# Managing iui and work



## hellsbells01 (May 9, 2010)

Hello.
I am due to start iui with ovulation induction for pcos in September and I wondered how people coped with work? I only work part time but my work aren't particularly on board and have said I should have apts on the days I am not at work (which of course isn't always possible). Just wondered if anyone had any tips for me? Thank you x


----------



## incywincy (Nov 13, 2011)

I am lucky that I have some time in lieu I can use, though I'm pretty sure I'd be entitled to a leave of absence and I prefer to use my time in lieu to avoid these awkward situations.

What your employers need to realise is that you ovulate when you do and it can't be scheduled around working hours!  Can you find anything in any personnel policy documents to back you up?  I would think the best thing to do is appear to be as flexible as possible.  If you need scans, try to get the appointment away from working hours, or one right at the beginning/end/over lunch (whichever is least inconvenient) to show that you are willing to work with their wishes.  But do explain that some appointments cannot be avoided because they are very much dependent on timing.

It is difficult, as it causes stress.  I have to book my time in lieu off last minute which is generally frowned upon and it causes me a bit of anxiety because I haven't told them what I am using the time for.  

I would also consider explaining to them that if you feel more stressed about taking time off, treatment is less likely to succeed, needing further attempts and further time off work.  I'd only do that one if they weren't likely to read it as a threat though!

The other option is to consider your GP - you might be able to get signed off for the treatment period as work could cause you undue stress?  I think some people on here have used that route before.


----------



## Nuttytart (Jul 17, 2012)

Hi,
I think that this is a huge topic. I work full time for the emergency services and am having the same worries. I need to go when that call is made so I'm always on tender hooks, especially as with festivals and the olympics and school holidays. Plus the hospital is not close. 
I've spoken to my union/ federation about the policy, but nothing is clear cut.

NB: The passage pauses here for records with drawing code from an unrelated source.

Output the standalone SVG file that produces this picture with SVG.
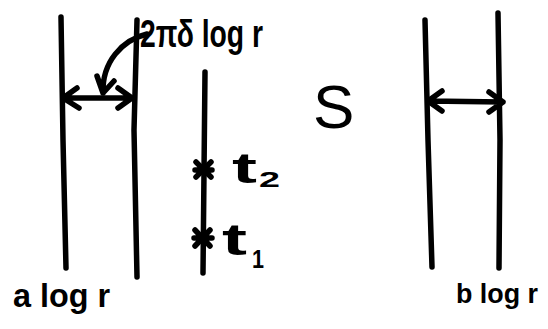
<svg xmlns="http://www.w3.org/2000/svg" width="548" height="329" viewBox="0 0 548 329">
<style>
.ln{stroke:#000;stroke-width:5.5;stroke-linecap:round;stroke-linejoin:round;fill:none}
.hw{font-family:"Liberation Sans",Arial,sans-serif;font-weight:bold;fill:#000}
</style>
<rect width="548" height="329" fill="#fff"/>
<g id="left-strip">
  <path class="ln" d="M61,17 L63,140 L66,268"/>
  <path class="ln" d="M137,20 L134,130 L137,277"/>
  <text class="hw" x="13" y="307" font-size="34" textLength="97" lengthAdjust="spacingAndGlyphs">a log r</text>
</g>
<g id="middle-line">
  <path class="ln" d="M205,72 L203,273"/>
  <g id="t2">
    <path class="ln" d="M196,162 L211,177 M211,162 L196,177 M195,170 L212,170" stroke-width="4"/>
    <text class="hw" x="232" y="183" font-size="42" textLength="25" lengthAdjust="spacingAndGlyphs">t</text>
    <text class="hw" x="259" y="187" font-size="22" textLength="21" lengthAdjust="spacingAndGlyphs">2</text>
  </g>
  <g id="t1">
    <path class="ln" d="M195,230 L210,246 M210,230 L195,246 M194,238 L212,238" stroke-width="4"/>
    <text class="hw" x="222" y="255" font-size="44" textLength="25" lengthAdjust="spacingAndGlyphs">t</text>
    <text class="hw" x="252" y="268" font-size="26" textLength="12" lengthAdjust="spacingAndGlyphs">1</text>
  </g>
</g>
<g id="label-2pidelta">
  <text class="hw" x="140" y="47" font-size="38" textLength="123" lengthAdjust="spacingAndGlyphs">2πδ log r</text>
</g>
<g id="S">
  <text x="313" y="128" font-family="Liberation Sans,Arial,sans-serif" font-size="62" fill="#000">S</text>
</g>
<g id="right-strip">
  <path class="ln" d="M425,20 L428,140 L432,267"/>
  <path class="ln" d="M498,13 L500,140 L499,268"/>
  <text class="hw" x="456" y="303" font-size="28" textLength="82" lengthAdjust="spacingAndGlyphs">b log r</text>
</g>
<g id="connectors">
  <path class="ln" d="M63,98 L132,98 M77,88 L63,98 L79,108 M118,88 L132,98 L118,108"/>
  <path class="ln" d="M147,34 C122,40 102,62 103,93 M97,76 L103,93 L114,81"/>
  <path class="ln" d="M428,101 L503,102 M442,91 L428,101 L442,111 M489,92 L503,102 L489,112"/>
</g>
</svg>
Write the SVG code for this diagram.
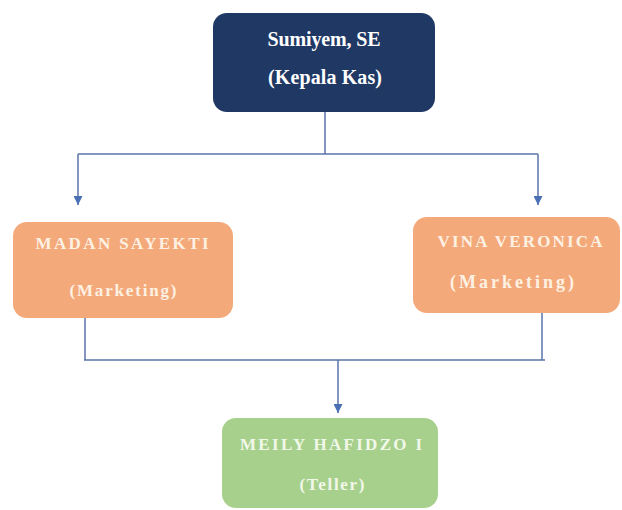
<svg xmlns="http://www.w3.org/2000/svg" width="622" height="510" viewBox="0 0 622 510">
<defs>
<marker id="arr" viewBox="0 0 10 10" refX="10" refY="5" markerWidth="9" markerHeight="9" markerUnits="userSpaceOnUse" orient="auto">
<path d="M0,0 L10,5 L0,10 z" fill="#4a6fb5"/>
</marker>
<style>
.t{font-family:"Liberation Serif","Times New Roman",serif;font-weight:bold;text-anchor:middle}
.top{fill:#ffffff;font-size:20px}
.org{fill:#fdf1e3;font-size:17px}
.grn{fill:#f1f8ea;font-size:17px}
.ln{stroke:#5a75a8;stroke-width:1.5;fill:none}
</style>
</defs>
<rect width="622" height="510" fill="#ffffff"/>
<g id="connectors">
<path class="ln" d="M325,112 V154"/>
<path class="ln" d="M78,154 H538"/>
<path class="ln" d="M78,154 V205" marker-end="url(#arr)"/>
<path class="ln" d="M538,154 V205" marker-end="url(#arr)"/>
<path class="ln" d="M85,318 V360"/>
<path class="ln" d="M542,313 V360"/>
<path class="ln" d="M84,360 H545"/>
<path class="ln" d="M338,360 V413" marker-end="url(#arr)"/>
</g>
<g id="kepala">
<rect x="213" y="13" width="222" height="99" rx="14" fill="#1f3864"/>
<text class="t top" x="324" y="46" textLength="113" lengthAdjust="spacing">Sumiyem, SE</text>
<text class="t top" x="325" y="84" textLength="114" lengthAdjust="spacing">(Kepala Kas)</text>
</g>
<g id="madan">
<rect x="13" y="222" width="220" height="96" rx="14" fill="#f4a97a"/>
<text class="t org" x="122" y="249" textLength="173" lengthAdjust="spacing">MADAN SAYEKTI</text>
<text class="t org" x="123" y="296" textLength="107" lengthAdjust="spacing">(Marketing)</text>
</g>
<g id="vina">
<rect x="413" y="217" width="207" height="96" rx="14" fill="#f4a97a"/>
<text class="t org" x="520" y="247" textLength="165" lengthAdjust="spacing">VINA VERONICA</text>
<text class="t org" x="512" y="288" style="font-size:18px" textLength="124" lengthAdjust="spacing">(Marketing)</text>
</g>
<g id="meily">
<rect x="222" y="418" width="216" height="90" rx="14" fill="#a8d08d"/>
<text class="t grn" x="331" y="450" textLength="182" lengthAdjust="spacing">MEILY HAFIDZO I</text>
<text class="t grn" x="332" y="490" textLength="65" lengthAdjust="spacing">(Teller)</text>
</g>
</svg>
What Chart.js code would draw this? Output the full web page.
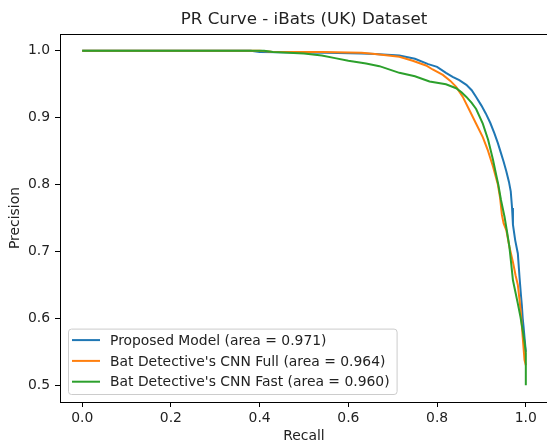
<!DOCTYPE html>
<html>
<head>
<meta charset="utf-8">
<script src="https://cdn.jsdelivr.net/npm/chart.js@4.4.0/dist/chart.umd.min.js"></script>
<style>
  html, body { margin: 0; padding: 0; background: #fff; overflow: hidden; }
  #wrap { width: 560px; height: 445px; }
</style>
</head>
<body>
<div id="wrap"><canvas id="chart-pr"></canvas></div>
<script>
// dados (recall, precision)
const seriesLabels = [
    'Proposed Model (area = 0.971)',
    "Bat Detective's CNN Full (area = 0.964)",
    "Bat Detective's CNN Fast (area = 0.960)"
];
const seriesColors = ['#1f77b4', '#ff7f0e', '#2ca02c'];

const recallProposed = [0, 0.2, 0.38, 0.40, 0.55, 0.63, 0.66, 0.715, 0.75, 0.78, 0.80, 0.82, 0.835, 0.85, 0.866, 0.878, 0.888, 0.90, 0.91, 0.92, 0.929, 0.937, 0.944, 0.95, 0.956, 0.962, 0.966, 0.969, 0.971, 0.976, 0.982, 0.986, 0.989, 0.991, 0.993, 0.995, 0.997, 1.0];
const precisionProposed = [1.0, 1.0, 1.0, 0.998, 0.997, 0.996, 0.995, 0.993, 0.988, 0.980, 0.976, 0.967, 0.961, 0.956, 0.949, 0.941, 0.931, 0.918, 0.906, 0.892, 0.877, 0.862, 0.847, 0.834, 0.820, 0.804, 0.790, 0.765, 0.740, 0.717, 0.697, 0.660, 0.635, 0.620, 0.600, 0.587, 0.572, 0.55];

const recallFull = [0, 0.2, 0.40, 0.427, 0.54, 0.63, 0.66, 0.715, 0.745, 0.775, 0.79, 0.813, 0.83, 0.843, 0.858, 0.873, 0.888, 0.903, 0.914, 0.926, 0.937, 0.942, 0.946, 0.95, 0.956, 0.963, 0.971, 0.977, 0.982, 0.986, 0.989, 0.993, 0.997, 1.0];
const precisionFull = [1.0, 1.0, 1.0, 0.9985, 0.998, 0.997, 0.995, 0.991, 0.985, 0.978, 0.972, 0.964, 0.955, 0.946, 0.931, 0.911, 0.891, 0.871, 0.852, 0.827, 0.800, 0.780, 0.755, 0.742, 0.732, 0.707, 0.684, 0.664, 0.650, 0.627, 0.607, 0.572, 0.538, 0.53];

const recallFast = [0, 0.2, 0.41, 0.43, 0.50, 0.54, 0.57, 0.60, 0.64, 0.67, 0.715, 0.75, 0.783, 0.82, 0.843, 0.855, 0.866, 0.878, 0.888, 0.903, 0.915, 0.926, 0.933, 0.938, 0.944, 0.952, 0.958, 0.963, 0.967, 0.971, 0.977, 0.982, 0.988, 0.993, 0.997, 1.0, 1.0];
const precisionFast = [1.0, 1.0, 1.0, 0.998, 0.996, 0.993, 0.989, 0.985, 0.981, 0.977, 0.967, 0.962, 0.954, 0.950, 0.944, 0.938, 0.931, 0.922, 0.913, 0.891, 0.867, 0.837, 0.815, 0.800, 0.777, 0.752, 0.728, 0.707, 0.682, 0.657, 0.638, 0.622, 0.602, 0.582, 0.565, 0.548, 0.5];

const xTicks = [0.0, 0.2, 0.4, 0.6, 0.8, 1.0];
const yTicks = [0.5, 0.6, 0.7, 0.8, 0.9, 1.0];

function pares(rs, ps){
    const pts = [];
    for(let i = 0; i < rs.length; ++i){
        pts.push({x: rs[i], y: ps[i]});
    }
    return pts;
}

const FONT = "'DejaVu Sans', sans-serif";
Chart.defaults.font.family = FONT;
Chart.defaults.color = '#222';

// moldura + legenda no estilo matplotlib
const molduraPlugin = {
    id: 'moldura',
    afterDatasetsDraw(chart){
        const {ctx, chartArea: a} = chart;
        ctx.save();
        ctx.strokeStyle = '#000';
        ctx.lineWidth = 1;
        ctx.strokeRect(Math.round(a.left) + 0.5, Math.round(a.top) + 0.5,
            Math.round(a.right - a.left), Math.round(a.bottom - a.top));
        ctx.restore();
    },
    afterDraw(chart){
        const ctx = chart.ctx;
        const a = chart.chartArea;
        const ds = chart.data.datasets;
        ctx.save();
        ctx.font = '13.9px ' + FONT;
        let maxW = 0;
        ds.forEach(d => { maxW = Math.max(maxW, ctx.measureText(d.label).width); });
        const x0 = a.left + 8, rowH = 20.8;
        const h = ds.length * rowH + 3;
        const y0 = a.bottom - 8 - h;
        const w = 42 + maxW + 7;
        ctx.beginPath();
        ctx.roundRect(x0 + 0.5, y0 + 0.5, w, h, 3);
        ctx.fillStyle = 'rgba(255,255,255,0.8)';
        ctx.fill();
        ctx.strokeStyle = '#cccccc';
        ctx.lineWidth = 1;
        ctx.stroke();
        ds.forEach((d, i) => {
            const yc = y0 + 11.5 + i * rowH;
            ctx.beginPath();
            ctx.moveTo(x0 + 4, yc);
            ctx.lineTo(x0 + 32, yc);
            ctx.strokeStyle = d.borderColor;
            ctx.lineWidth = 2;
            ctx.stroke();
            ctx.fillStyle = '#222';
            ctx.textBaseline = 'middle';
            ctx.fillText(d.label, x0 + 42, yc + 1);
        });
        ctx.restore();
    }
};

const recallSets = [recallProposed, recallFull, recallFast];
const precisionSets = [precisionProposed, precisionFull, precisionFast];

new Chart(document.getElementById('chart-pr').getContext('2d'), {
    type: 'line',
    data: {
        datasets: seriesLabels.map((lab, i) => ({
            label: lab,
            data: pares(recallSets[i], precisionSets[i]),
            borderColor: seriesColors[i],
            backgroundColor: seriesColors[i],
            borderWidth: 2,
            pointRadius: 0,
            tension: 0,
            fill: false,
            order: 3 - i
        }))
    },
    options: {
        responsive: true,
        maintainAspectRatio: false,
        animation: false,
        layout: {padding: {right: 12, top: 0, left: 0, bottom: 0}},
        scales: {
            x: {
                type: 'linear',
                min: -0.05,
                max: 1.05,
                afterBuildTicks: s => { s.ticks = xTicks.map(v => ({value: v})); },
                afterFit: s => { s.height = 43; },
                grid: {display: true, drawOnChartArea: false, drawTicks: true, tickLength: 5, tickColor: '#000'},
                border: {display: false},
                ticks: {padding: 3, font: {size: 13.9}, color: '#222', maxRotation: 0,
                    callback: v => v.toFixed(1)},
                title: {display: true, text: 'Recall', font: {size: 13.9}, color: '#222', padding: 0}
            },
            y: {
                type: 'linear',
                min: 0.475,
                max: 1.025,
                afterBuildTicks: s => { s.ticks = yTicks.map(v => ({value: v})); },
                afterFit: s => { s.width = 60; },
                grid: {display: true, drawOnChartArea: false, drawTicks: true, tickLength: 5, tickColor: '#000'},
                border: {display: false},
                ticks: {padding: 5, font: {size: 13.9}, color: '#222',
                    callback: v => v.toFixed(1)},
                title: {display: true, text: 'Precision', font: {size: 13.9}, color: '#222', padding: {top: 7, bottom: 0}}
            }
        },
        plugins: {
            legend: {display: false},
            tooltip: {enabled: false},
            title: {
                display: true,
                text: 'PR Curve - iBats (UK) Dataset',
                fullSize: false,
                align: 'center',
                position: 'top',
                font: {size: 16.7, weight: 'normal'},
                padding: {top: 10, bottom: 4},
                color: '#222'
            }
        }
    },
    plugins: [molduraPlugin]
});
</script>
</body>
</html>
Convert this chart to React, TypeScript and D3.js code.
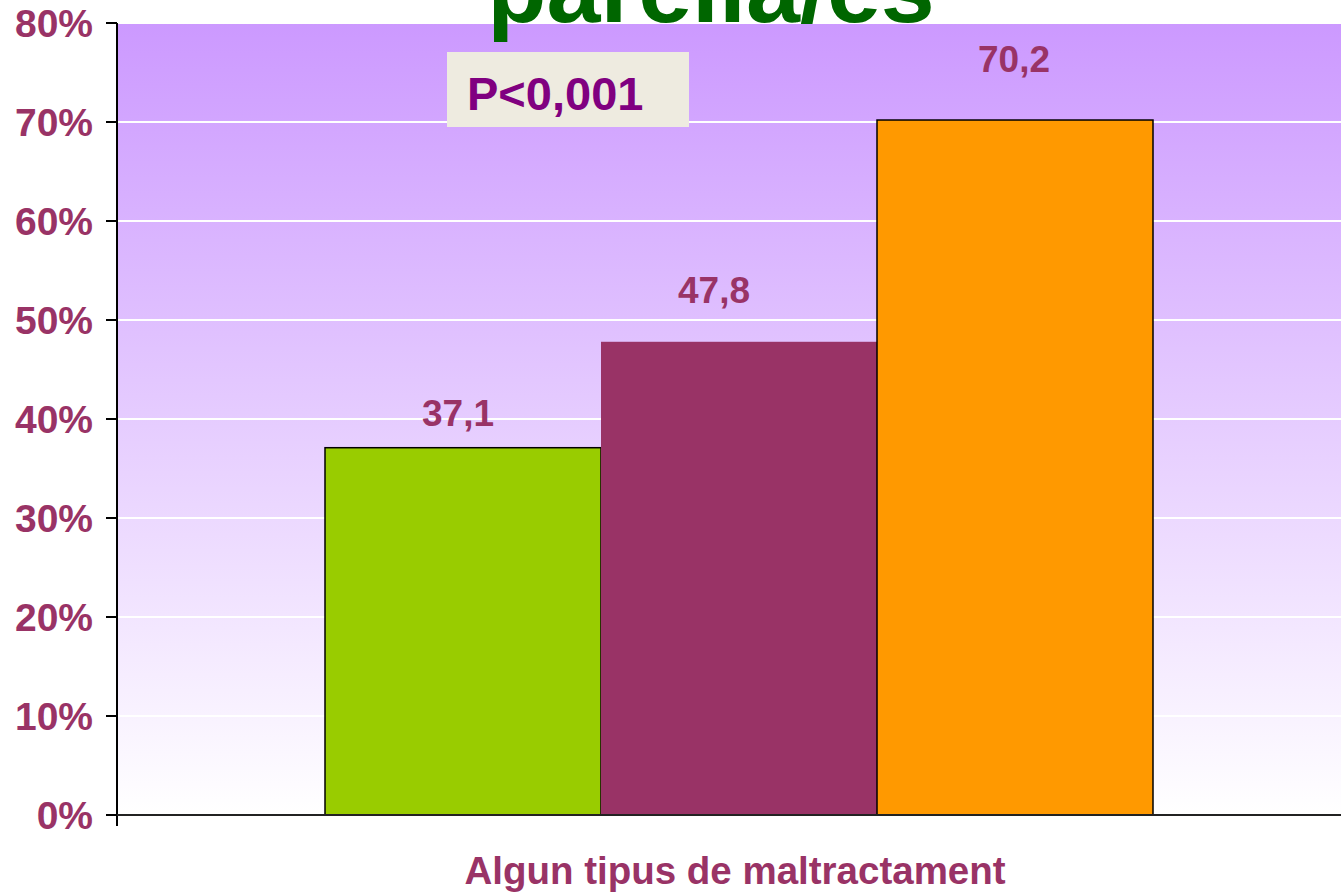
import React from "react";
import * as d3 from "d3";

const categories = ["Algun tipus de maltractament"];
const seriesNames = ["Grup 1", "Grup 2", "Grup 3"];
const seriesValues = [37.1, 47.8, 70.2];
const seriesColors = ["#99CC00", "#993366", "#FF9900"];
const seriesStroke = ["#000000", "none", "#000000"];
const valueLabels = ["37,1", "47,8", "70,2"];
const labelLift = [22, 39, 48];
const labelShift = [-5, -25, -1];
const yTicks = [0, 10, 20, 30, 40, 50, 60, 70, 80];
const titleText = "parella/es";
const pText = "P<0,001";

const W = 1341;
const H = 893;
const FONT = "'Liberation Sans', Arial, Helvetica, sans-serif";

export default function App() {
  const left = 118;
  const right = 1360;
  const top = 23;
  const bottom = 815;

  const y = d3.scaleLinear().domain([0, 80]).range([bottom, top]);
  const x0 = d3
    .scaleBand<string>()
    .domain(categories)
    .range([left, right])
    .paddingInner(0)
    .paddingOuter(0.25);
  const x1 = d3
    .scaleBand<string>()
    .domain(seriesNames)
    .range([0, x0.bandwidth()])
    .padding(0);

  const labelColor = "#993366";

  return (
    <svg
      width={W}
      height={H}
      style={{ position: "absolute", left: 0, top: 0, background: "#fff" }}
    >
      <defs>
        <linearGradient id="bg" x1="0" y1="0" x2="0" y2="1">
          <stop offset="0%" stopColor="#CC99FF" />
          <stop offset="100%" stopColor="#FFFFFF" />
        </linearGradient>
      </defs>
      <rect x={left} y={top} width={W - left} height={bottom - top} fill="url(#bg)" />
      {yTicks
        .filter((t) => t > 0)
        .map((t) => (
          <line
            key={"g" + t}
            x1={left}
            x2={W}
            y1={y(t)}
            y2={y(t)}
            stroke="#FFFFFF"
            strokeWidth={2}
          />
        ))}
      {categories.map((c) => (
        <g key={c} transform={`translate(${x0(c)},0)`}>
          {seriesNames.map((s, i) => (
            <rect
              key={s}
              x={x1(s)}
              y={y(seriesValues[i])}
              width={x1.bandwidth()}
              height={y(0) - y(seriesValues[i])}
              fill={seriesColors[i]}
              stroke={seriesStroke[i]}
              strokeWidth={1.5}
            />
          ))}
          {seriesNames.map((s, i) => (
            <text
              key={"l" + s}
              x={(x1(s) as number) + x1.bandwidth() / 2 + labelShift[i]}
              y={y(seriesValues[i]) - labelLift[i]}
              textAnchor="middle"
              fontFamily={FONT}
              fontWeight="bold"
              fontSize={37}
              fill={labelColor}
            >
              {valueLabels[i]}
            </text>
          ))}
        </g>
      ))}
      {/* axes */}
      <line x1={117} x2={117} y1={top} y2={bottom + 11} stroke="#000" strokeWidth={2} />
      <line x1={106} x2={W} y1={bottom} y2={bottom} stroke="#222" strokeWidth={2} />
      {yTicks.map((t) => (
        <g key={"t" + t}>
          <line x1={106} x2={117} y1={y(t)} y2={y(t)} stroke="#000" strokeWidth={2} />
          <text
            x={93}
            y={y(t)}
            dy="0.36em"
            textAnchor="end"
            fontFamily={FONT}
            fontWeight="bold"
            fontSize={39}
            fill={labelColor}
          >
            {t + "%"}
          </text>
        </g>
      ))}
      <text
        x={735}
        y={884}
        textAnchor="middle"
        fontFamily={FONT}
        fontWeight="bold"
        fontSize={38.5}
        fill={labelColor}
      >
        {categories[0]}
      </text>
      {/* title */}
      <text
        x={711}
        y={22}
        textAnchor="middle"
        fontFamily={FONT}
        fontWeight="bold"
        fontSize={97}
        fill="#006600"
      >
        {titleText}
      </text>
      {/* p value box */}
      <rect x={447} y={52} width={242} height={75} fill="#EEEBE0" />
      <text
        x={467}
        y={110}
        fontFamily={FONT}
        fontWeight="bold"
        fontSize={47}
        fill="#800080"
      >
        {pText}
      </text>
    </svg>
  );
}
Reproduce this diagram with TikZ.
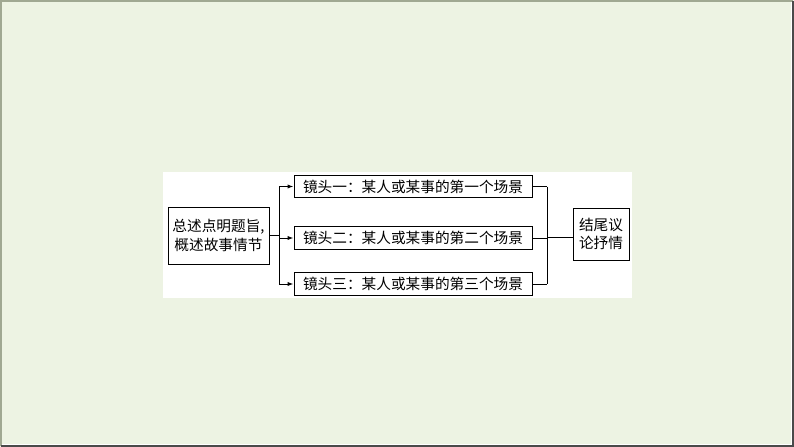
\documentclass[tikz,border=0pt]{standalone}
\usepackage{fontspec}
\newfontfamily\cjk{Noto Sans CJK SC}
\usetikzlibrary{arrows.meta}
\definecolor{slidebg}{RGB}{237,243,227}
\definecolor{framegrey}{RGB}{160,168,146}
\definecolor{framedark}{RGB}{74,74,74}
\tikzset{every picture/.style={line width=0.75pt},
  cntext/.style={font=\cjk\fontsize{11}{13.7}\selectfont, inner sep=0pt, align=center},
  sumbox/.style={cntext, draw, minimum width=75.75pt, minimum height=42.75pt},
  shotbox/.style={cntext, draw, minimum width=178.5pt, minimum height=16.9pt},
  closebox/.style={cntext, draw, minimum width=42pt, minimum height=39pt},
  tip/.style={-{Latex[length=4.5pt,width=3.2pt]}}}

\begin{document}
\begin{tikzpicture}[x=0.75pt,y=0.75pt,yscale=-1,xscale=1]
\useasboundingbox (0,0) rectangle (794,447);
%Slide background and frame
\fill [slidebg] (0,0) rectangle (794,447);
\draw [framegrey, line width=1.5pt] (1,446) -- (1,1) -- (793,1);
\draw [white, line width=0.75pt] (2,444) -- (791,444) -- (791,2);
\draw [framedark, line width=1.5pt] (1,446) -- (793,446) -- (793,1);
%White panel
\fill [white] (163,172) rectangle (632,298);
% Text Node
\node [sumbox] (sum) at (218.5,235.5) {总述点明题旨,\\概述故事情节};
% Text Node
\node [shotbox] (shot1) at (413,186.5) {镜头一：某人或某事的第一个场景};
% Text Node
\node [shotbox] (shot2) at (413,238) {镜头二：某人或某事的第二个场景};
% Text Node
\node [shotbox] (shot3) at (413,284) {镜头三：某人或某事的第三个场景};
% Text Node
\node [closebox] (close) at (601,234) {结尾议\\论抒情};
\coordinate (fork) at (279,237);
\coordinate (join) at (547,237);
%Left branch
\draw (sum.east) -- (sum.east -| fork) ;
\draw (fork |- shot1) -- (fork |- shot3) ;
\draw [tip] (fork |- shot1) -- (shot1) ;
\draw [tip] (fork |- shot2) -- (shot2) ;
\draw [tip] (fork |- shot3) -- (shot3) ;
%Right branch
\draw (shot1) -- (shot1 -| join) ;
\draw (shot2) -- (shot2 -| join) ;
\draw (shot3) -- (shot3 -| join) ;
\draw (join |- shot1) -- (join |- shot3) ;
\draw (join) -- (join -| close.west) ;
\end{tikzpicture}
\end{document}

I'm just winging it at the minute. My work place is male dominate and no one knows. My normal supervisor is sick so I fail to see why I should tell a cover who varies every week. I can't be doing with all the questions did it work did it not? 
It's also hard with the injections and stuff between jobs but just about coping really stressed though. 
I think you just have to do your best and get through it. I'm sure no workplace can make you stay when it's for medical reasons. Even if explained, until someone's in your shoes they can't understand.
Hope things get sorted!


----------



## elli78 (May 22, 2011)

hi all. Just wantd 2 say ur not alone i dont thnk my mgr will understand so im plamning 2 use flexi. Doesnt help feeling its a secret tho. Best of luck 2 u all. (soz typed on phone)


----------



## Annie01 (Jun 7, 2012)

Hello, 

I'm not in the IUI stage anymore as unfortunately had 3 failed attempts so moving on to IVF (but all about thinking positive right!)  But in terms of work and any fertility treatment - I agree with you Nuttytart in that its a huge topic which is very tricky for us girls!  I'm in a small team of women - of which various ones have had babies and seem to get no end of time off for this and that situation - leaving work at all times to go to nursery / doctors etc - which is one of those things I guess.  But then here we are having to do everything in secret as we're unsure as to what our managers / colleagues are going to say - which a) doesn't feel fair at all!  and b) I'm sure adds to the stress that we are already under!! We're meant to do flexi time at work but its evolved in to some people taking it and some (me included!) don't!... Realise I'm not helping hellsbells at all - as I think this post is turning in to a mini rant  

One thing I will say which may help is that I've confide in a colleague at work recently (someone who I can trust not to tell everyone) and it is a great relief.  We've got an agreement that she will cover my travel where possible and any things she can help with if I need last minute appointments - and I'll taking some office based work off her.  I do feel much better for telling her!  

Good luck to every one xx


----------



## hellsbells01 (May 9, 2010)

Hi ladies 
Sorry to hear that other people are having difficulty managig the work side of things. It really is just one more stress that adds to an already stressful time! Fortunately my clinic are being very supportive wih apts and things. Good luck to everyone! Xx


----------



## Chocolatejoanna (Sep 4, 2012)

Hi guys. I am no lawyer but a freind of mine is, this is not their area of expertise, but they felt that they had to let you have time off under maternity discrimination rules.  As I had to take a week off for polyps removal operation colleagues kinda know something is up so thankfully all fine with odd day off.  In fact as it turns out my boss has been really good ESP once I started to open up more.  I am glad I told a few peeople as I was really not myself on clomid, and that way they new why.
Good luck with your treatment


----------